Retailers selling products online in Pakistan often run into big problems, Allana explains. As many as 20% of deliveries don’t make it to consumers because it is often difficult to find the right address; as a result, many shoppers don’t bother making further deliveries. Also, Pakistan has a cash-on-delivery culture and by the time delivery agents have collected cash and the logistics provider has reconciled the account, merchants have often begun suffering cashflow problems.
“Our thesis at Rider was that if we started small, solved problems one by one, and then optimised the solution before moving on to the next problem, we could make e-commerce work much more effectively,” Allana says.
So it has proved. Rider set up shop in Karachi in 2019 with just four members of staff and made only 10 deliveries in its first month. But three years on, its logistics network covers 60% of Pakistan’s population in 60 cities across the country; it has now made more than 3 million deliveries, and staff numbers are closing in on 700.

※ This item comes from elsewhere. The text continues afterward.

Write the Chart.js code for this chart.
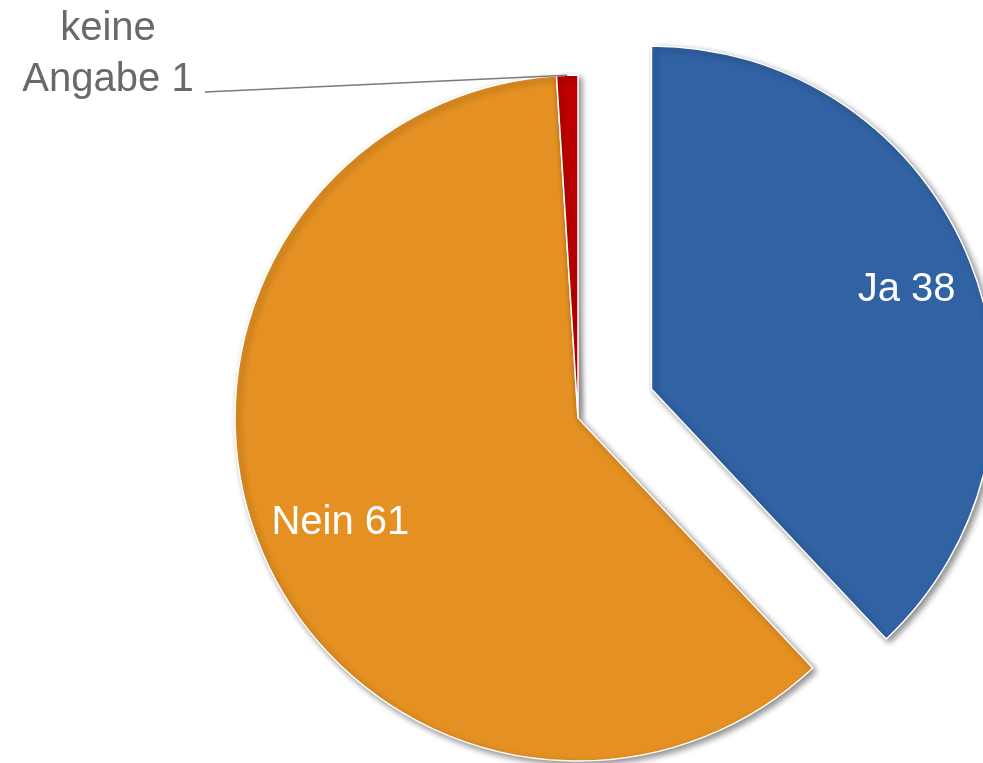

Rider’s advantage over Pakistan’s incumbent logistics providers has been that Allana and his team were able to build a business from scratch. The company operates through 16 hubs across the country, picking up products from merchants who have received an online order and scanning them in order to decide which hub they need to go to. Once the product arrives at the hub, it is scanned again and sent to a delivery centre, from where it is allocated to a bag to be picked up by a Rider delivery agent.
Around 80% of these agents are employed directly by the company, with the rest sourced from the gig economy in order to provide flex and scale-up potential. Agents are given automated routes, calculated for maximum speed and efficiency by Rider’s software. The aim is to provide an Amazon-style next day delivery service with much greater success rates than Pakistan’s incumbent logistics businesses; currently, completed deliveries are running at about 91%, Allana says.